◆ Dataset content
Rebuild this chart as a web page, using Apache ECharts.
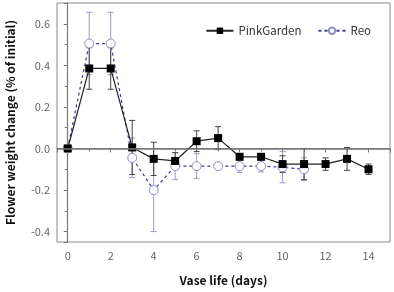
<!DOCTYPE html>
<html>
<head>
<meta charset="utf-8">
<script src="https://cdn.jsdelivr.net/npm/echarts@6/dist/echarts.min.js"></script>
<style>
  html, body { margin: 0; padding: 0; background: #fff; }
  #chart { width: 394px; height: 292px; }
</style>
</head>
<body>
<div id="chart"></div>
<script>
// vase life (days)
const daysPink = [0, 1, 2, 3, 4, 5, 6, 7, 8, 9, 10, 11, 12, 13, 14]
const pinkGarden = [0, 0.385, 0.385, 0.005, -0.05, -0.06, 0.035, 0.05, -0.04, -0.04, -0.075, -0.075, -0.075, -0.05, -0.1]
const pinkErr = [0, 0.1, 0.1, 0.13, 0.08, 0.04, 0.05, 0.055, 0.015, 0.015, 0.04, 0.075, 0.03, 0.055, 0.025]

const daysReo = [0, 1, 2, 3, 4, 5, 6, 7, 8, 9, 10, 11]
const reo = [0, 0.505, 0.505, -0.045, -0.2, -0.085, -0.085, -0.085, -0.085, -0.085, -0.09, -0.1]
const reoErr = [0, 0.15, 0.15, 0.095, 0.2, 0.065, 0.06, 0.012, 0.03, 0.028, 0.075, 0.055]

const FONT = '"Noto Sans CJK KR", "Noto Sans", sans-serif'

const chart = echarts.init(document.getElementById('chart'))

function errData(days, vals, errs) {
  return days.map((d, i) => [d, vals[i] - errs[i], vals[i] + errs[i]])
}

function errSeries(name, data, color) {
  return {
    type: 'custom',
    name: name,
    data: data,
    encode: { x: 0, y: [1, 2] },
    silent: true,
    z: 1,
    renderItem(params, api) {
      const x = api.value(0)
      const top = api.coord([x, api.value(2)])
      const bot = api.coord([x, api.value(1)])
      const w = 3
      const style = { stroke: color, lineWidth: 1 }
      return {
        type: 'group',
        children: [
          { type: 'line', shape: { x1: top[0], y1: top[1], x2: bot[0], y2: bot[1] }, style },
          { type: 'line', shape: { x1: top[0] - w, y1: top[1], x2: top[0] + w, y2: top[1] }, style },
          { type: 'line', shape: { x1: bot[0] - w, y1: bot[1], x2: bot[0] + w, y2: bot[1] }, style }
        ]
      }
    }
  }
}

chart.setOption({
  animation: false,
  textStyle: { fontFamily: FONT },
  grid: {
    left: 57,
    right: 4,
    top: 3,
    bottom: 50,
    outerBoundsMode: 'none',
    show: true,
    borderColor: '#8a8a8a',
    borderWidth: 1
  },
  legend: {
    data: ['PinkGarden', 'Reo'],
    right: 18,
    top: 20,
    itemWidth: 27,
    itemHeight: 8,
    itemGap: 16,
    textStyle: { fontSize: 11.5, color: '#333', fontFamily: FONT }
  },
  xAxis: {
    type: 'value',
    min: -0.5,
    max: 15,
    splitNumber: 8,
    name: 'Vase life (days)',
    nameLocation: 'middle',
    nameGap: 32,
    nameTextStyle: { fontSize: 12, fontWeight: 'bold', color: '#111' },
    axisLine: { show: true, lineStyle: { color: '#777', width: 1.2 } },
    axisTick: { show: true, length: 4, lineStyle: { color: '#777' } },
    minorTick: { show: true, splitNumber: 2, length: 3, lineStyle: { color: '#777' } },
    axisLabel: { fontSize: 11, color: '#666', margin: 8, showMinLabel: false, showMaxLabel: false },
    splitLine: { show: false }
  },
  yAxis: {
    type: 'value',
    min: -0.45,
    max: 0.7,
    splitNumber: 5,
    name: 'Flower weight change (% of initial)',
    nameLocation: 'middle',
    nameGap: 41,
    nameTextStyle: { fontSize: 12, fontWeight: 'bold', color: '#111' },
    axisLine: { show: true, lineStyle: { color: '#777', width: 1.2 } },
    axisTick: { show: true, length: 4, lineStyle: { color: '#777' } },
    minorTick: { show: true, splitNumber: 2, length: 3, lineStyle: { color: '#777' } },
    axisLabel: {
      fontSize: 11,
      color: '#666',
      margin: 7,
      showMinLabel: false,
      showMaxLabel: false,
      formatter: v => v.toFixed(1)
    },
    splitLine: { show: false }
  },
  series: [
    {
      name: 'PinkGarden',
      type: 'line',
      data: daysPink.map((d, i) => [d, pinkGarden[i]]),
      symbol: 'rect',
      symbolSize: 8,
      lineStyle: { color: '#222', width: 1.2 },
      itemStyle: { color: '#000' },
      z: 3,
      markLine: {
        silent: true,
        symbol: 'none',
        label: { show: false },
        lineStyle: { color: '#777', width: 1.5, type: 'solid' },
        data: [{ yAxis: 0 }]
      }
    },
    {
      name: 'Reo',
      type: 'line',
      data: daysReo.map((d, i) => [d, reo[i]]),
      symbol: 'circle',
      symbolSize: 9,
      lineStyle: { color: '#3a3aa0', width: 1.2, type: [3, 3] },
      itemStyle: { color: '#fff', borderColor: '#8e8ec8', borderWidth: 1 },
      z: 2
    },
    errSeries('Reo', errData(daysReo, reo, reoErr), '#9a9acc'),
    errSeries('PinkGarden', errData(daysPink, pinkGarden, pinkErr), '#444')
  ]
})
</script>
</body>
</html>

◆ Brief
Please take the lines from the beginning of the data above through the line holding "0.03, 0.055, 0.025]" and transcribe them exactly, without any pictures.

◆ Response
Rebuild this chart as a web page, using Apache ECharts.
<!DOCTYPE html>
<html>
<head>
<meta charset="utf-8">
<script src="https://cdn.jsdelivr.net/npm/echarts@6/dist/echarts.min.js"></script>
<style>
  html, body { margin: 0; padding: 0; background: #fff; }
  #chart { width: 394px; height: 292px; }
</style>
</head>
<body>
<div id="chart"></div>
<script>
// vase life (days)
const daysPink = [0, 1, 2, 3, 4, 5, 6, 7, 8, 9, 10, 11, 12, 13, 14]
const pinkGarden = [0, 0.385, 0.385, 0.005, -0.05, -0.06, 0.035, 0.05, -0.04, -0.04, -0.075, -0.075, -0.075, -0.05, -0.1]
const pinkErr = [0, 0.1, 0.1, 0.13, 0.08, 0.04, 0.05, 0.055, 0.015, 0.015, 0.04, 0.075, 0.03, 0.055, 0.025]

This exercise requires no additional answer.